Hello tout le monde,
Peut-être que la question a mainte et mainte fois été posé mais j'hésite entre l'ipad mini retina et son ami plus grand de la même gamme.
32 go oblige aujourd'hui bien entendu.
A vrai dire j'ai un mac book pro mais je me demandais le quel serait le mieux.
Apparemment le petit est mieux pour écrire des mails et à prendre en main, mais le plus gros serait mieux pour les films et plus puissant etc bien entendu.
Mais y a t il une véritable différence qui permettrait de choisir ? 
Car finalement les deux ont leur qualités mais leurs défauts sont ils si différents ?
Il y a le prix aussi.. 

Merci


----------



## doupold (29 Novembre 2012)

Bonjour,

regardes ce fil de discussion: http://forums.macg.co/ipad/conseil-ipad-mini-ou-4-a-1204225.html

Cordialement


----------



## nikomimi (1 Décembre 2012)

A noter quand même que l'iPad mini rétina n'existe pas encore.


----------



## Deleted member 18124 (2 Décembre 2012)

La qualité d'affichage des écrans Retina est nettement supérieure à celle des écrans non Retina.

La différence se voit en particulier sur l'affichage de textes, qui est baveux sur les non Retina.

Prends l'iPad Retina ou attend quelques mois qu'Apple sorte un iPad mini Retina.


----------



## nikomimi (2 Décembre 2012)

Peut-tu me donner un lien avec du texte qui bave sur iPad 2 ? Je me sert tous les jours de mon iPad 2 à lire dessus plusieurs heures par jours des bouquins ainsi que des sites internet, et même en m'approchant vachement prêt je n'ai jamais lu le moindre texte "baveux".


----------



## Deleted member 18124 (2 Décembre 2012)

nikomimi a dit:


> Peut-tu me donner un lien avec du texte qui bave sur iPad 2 ? Je me sert tous les jours de mon iPad 2 à lire dessus plusieurs heures par jours des bouquins ainsi que des sites internet, et même en m'approchant vachement prêt je n'ai jamais lu le moindre texte "baveux".



Ce n'est pas propre à un texte en particulier.

Sur les écrans non Retina la définition des caractères n'est pas aussi nette que sur les écrans Retina.

L'autre jour à l'Apple Store de Bordeaux j'ai fait un test comparatif entre un iPad mini et un iPad Retina : la différence était flagrante.

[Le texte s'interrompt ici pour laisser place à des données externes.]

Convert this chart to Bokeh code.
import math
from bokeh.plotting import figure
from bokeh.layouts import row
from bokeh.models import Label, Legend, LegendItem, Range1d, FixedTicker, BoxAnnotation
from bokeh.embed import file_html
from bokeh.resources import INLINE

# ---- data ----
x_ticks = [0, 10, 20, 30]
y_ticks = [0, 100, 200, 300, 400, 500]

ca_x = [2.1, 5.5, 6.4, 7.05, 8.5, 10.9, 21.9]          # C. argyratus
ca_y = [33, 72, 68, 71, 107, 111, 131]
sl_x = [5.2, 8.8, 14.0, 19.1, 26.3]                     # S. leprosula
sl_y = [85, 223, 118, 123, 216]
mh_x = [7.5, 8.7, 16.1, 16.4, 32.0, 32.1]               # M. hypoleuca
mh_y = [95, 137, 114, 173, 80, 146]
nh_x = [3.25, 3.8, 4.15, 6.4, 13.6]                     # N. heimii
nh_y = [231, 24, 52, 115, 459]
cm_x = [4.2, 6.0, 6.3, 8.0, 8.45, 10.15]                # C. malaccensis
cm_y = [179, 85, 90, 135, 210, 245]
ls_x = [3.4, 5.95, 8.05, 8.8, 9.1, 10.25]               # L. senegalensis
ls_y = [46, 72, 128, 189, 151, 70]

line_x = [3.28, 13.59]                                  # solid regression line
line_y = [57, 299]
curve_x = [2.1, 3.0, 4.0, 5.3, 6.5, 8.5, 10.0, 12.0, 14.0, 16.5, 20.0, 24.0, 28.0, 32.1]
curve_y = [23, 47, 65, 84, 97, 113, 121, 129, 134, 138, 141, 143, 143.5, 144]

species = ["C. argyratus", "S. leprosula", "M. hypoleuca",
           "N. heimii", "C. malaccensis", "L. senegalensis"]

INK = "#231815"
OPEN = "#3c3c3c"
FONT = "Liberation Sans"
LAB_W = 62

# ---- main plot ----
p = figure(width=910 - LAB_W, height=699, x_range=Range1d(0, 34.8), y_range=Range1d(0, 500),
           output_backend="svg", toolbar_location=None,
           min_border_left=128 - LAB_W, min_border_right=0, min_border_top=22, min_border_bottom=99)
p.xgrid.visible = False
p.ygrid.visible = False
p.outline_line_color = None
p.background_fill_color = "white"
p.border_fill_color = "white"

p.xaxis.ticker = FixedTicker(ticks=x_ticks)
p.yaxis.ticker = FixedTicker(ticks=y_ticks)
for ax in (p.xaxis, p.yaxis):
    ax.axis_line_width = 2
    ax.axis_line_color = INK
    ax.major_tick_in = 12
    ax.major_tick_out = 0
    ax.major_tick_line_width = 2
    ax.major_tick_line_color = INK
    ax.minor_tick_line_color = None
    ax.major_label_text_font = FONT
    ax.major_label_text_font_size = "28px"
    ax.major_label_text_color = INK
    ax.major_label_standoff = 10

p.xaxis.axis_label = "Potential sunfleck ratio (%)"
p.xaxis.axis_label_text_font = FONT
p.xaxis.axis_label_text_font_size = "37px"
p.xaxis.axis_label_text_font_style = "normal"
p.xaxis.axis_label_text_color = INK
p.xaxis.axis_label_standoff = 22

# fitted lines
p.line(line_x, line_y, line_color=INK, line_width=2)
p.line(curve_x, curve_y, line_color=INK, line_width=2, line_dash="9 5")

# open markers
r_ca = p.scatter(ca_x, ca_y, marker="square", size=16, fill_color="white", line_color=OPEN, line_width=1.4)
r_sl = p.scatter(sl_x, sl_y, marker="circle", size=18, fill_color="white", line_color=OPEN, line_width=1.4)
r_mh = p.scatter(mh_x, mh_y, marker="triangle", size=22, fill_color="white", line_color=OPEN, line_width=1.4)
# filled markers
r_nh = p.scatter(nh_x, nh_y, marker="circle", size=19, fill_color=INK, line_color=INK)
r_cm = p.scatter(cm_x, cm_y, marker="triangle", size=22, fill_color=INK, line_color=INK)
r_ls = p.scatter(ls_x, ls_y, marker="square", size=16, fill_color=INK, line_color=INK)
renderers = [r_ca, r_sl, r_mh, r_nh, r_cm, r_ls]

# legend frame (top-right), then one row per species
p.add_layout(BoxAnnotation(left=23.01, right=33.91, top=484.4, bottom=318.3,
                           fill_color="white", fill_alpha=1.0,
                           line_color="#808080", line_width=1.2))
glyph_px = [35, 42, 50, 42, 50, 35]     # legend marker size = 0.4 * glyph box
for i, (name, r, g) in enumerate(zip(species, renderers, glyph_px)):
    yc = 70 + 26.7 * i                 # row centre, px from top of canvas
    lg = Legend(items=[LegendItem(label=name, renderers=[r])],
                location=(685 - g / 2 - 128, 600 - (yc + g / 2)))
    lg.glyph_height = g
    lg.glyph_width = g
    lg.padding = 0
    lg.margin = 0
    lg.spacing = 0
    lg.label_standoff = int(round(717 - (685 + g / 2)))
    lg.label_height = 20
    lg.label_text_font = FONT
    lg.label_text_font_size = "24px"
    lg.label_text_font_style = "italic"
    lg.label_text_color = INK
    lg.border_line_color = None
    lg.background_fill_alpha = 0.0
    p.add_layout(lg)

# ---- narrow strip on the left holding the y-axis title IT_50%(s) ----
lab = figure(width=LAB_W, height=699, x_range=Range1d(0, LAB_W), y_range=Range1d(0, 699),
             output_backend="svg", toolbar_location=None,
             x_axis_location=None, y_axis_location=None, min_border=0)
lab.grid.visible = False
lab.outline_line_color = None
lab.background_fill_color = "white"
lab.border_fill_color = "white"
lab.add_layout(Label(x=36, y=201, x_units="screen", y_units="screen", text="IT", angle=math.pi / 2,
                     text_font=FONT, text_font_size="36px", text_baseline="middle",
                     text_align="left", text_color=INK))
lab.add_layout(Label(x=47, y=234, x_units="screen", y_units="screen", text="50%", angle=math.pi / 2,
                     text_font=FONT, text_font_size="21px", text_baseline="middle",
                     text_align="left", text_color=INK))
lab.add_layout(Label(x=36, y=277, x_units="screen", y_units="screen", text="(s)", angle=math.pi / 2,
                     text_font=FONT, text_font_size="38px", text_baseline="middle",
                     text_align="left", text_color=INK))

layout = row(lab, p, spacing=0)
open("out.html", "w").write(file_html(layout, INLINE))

D'ailleurs, au prix où il est vendu l'iPad mini devrait avoir un écran Retina.


----------



## Tox (2 Décembre 2012)

nikomimi a dit:


> Peut-tu me donner un lien avec du texte qui bave sur iPad 2 ? Je me sert tous les jours de mon iPad 2 à lire dessus plusieurs heures par jours des bouquins ainsi que des sites internet, et même en m'approchant vachement prêt je n'ai jamais lu le moindre texte "baveux".



Rien que le clavier... Les caractères tels que le "c" ou le "o" sont crénelés 

Pour faire court : iPad 4 = design et ergonomie dépassés ; iPad mini = affichage datant de 2011.

Le prochain iPad mini mettra tout le monde d'accord.


----------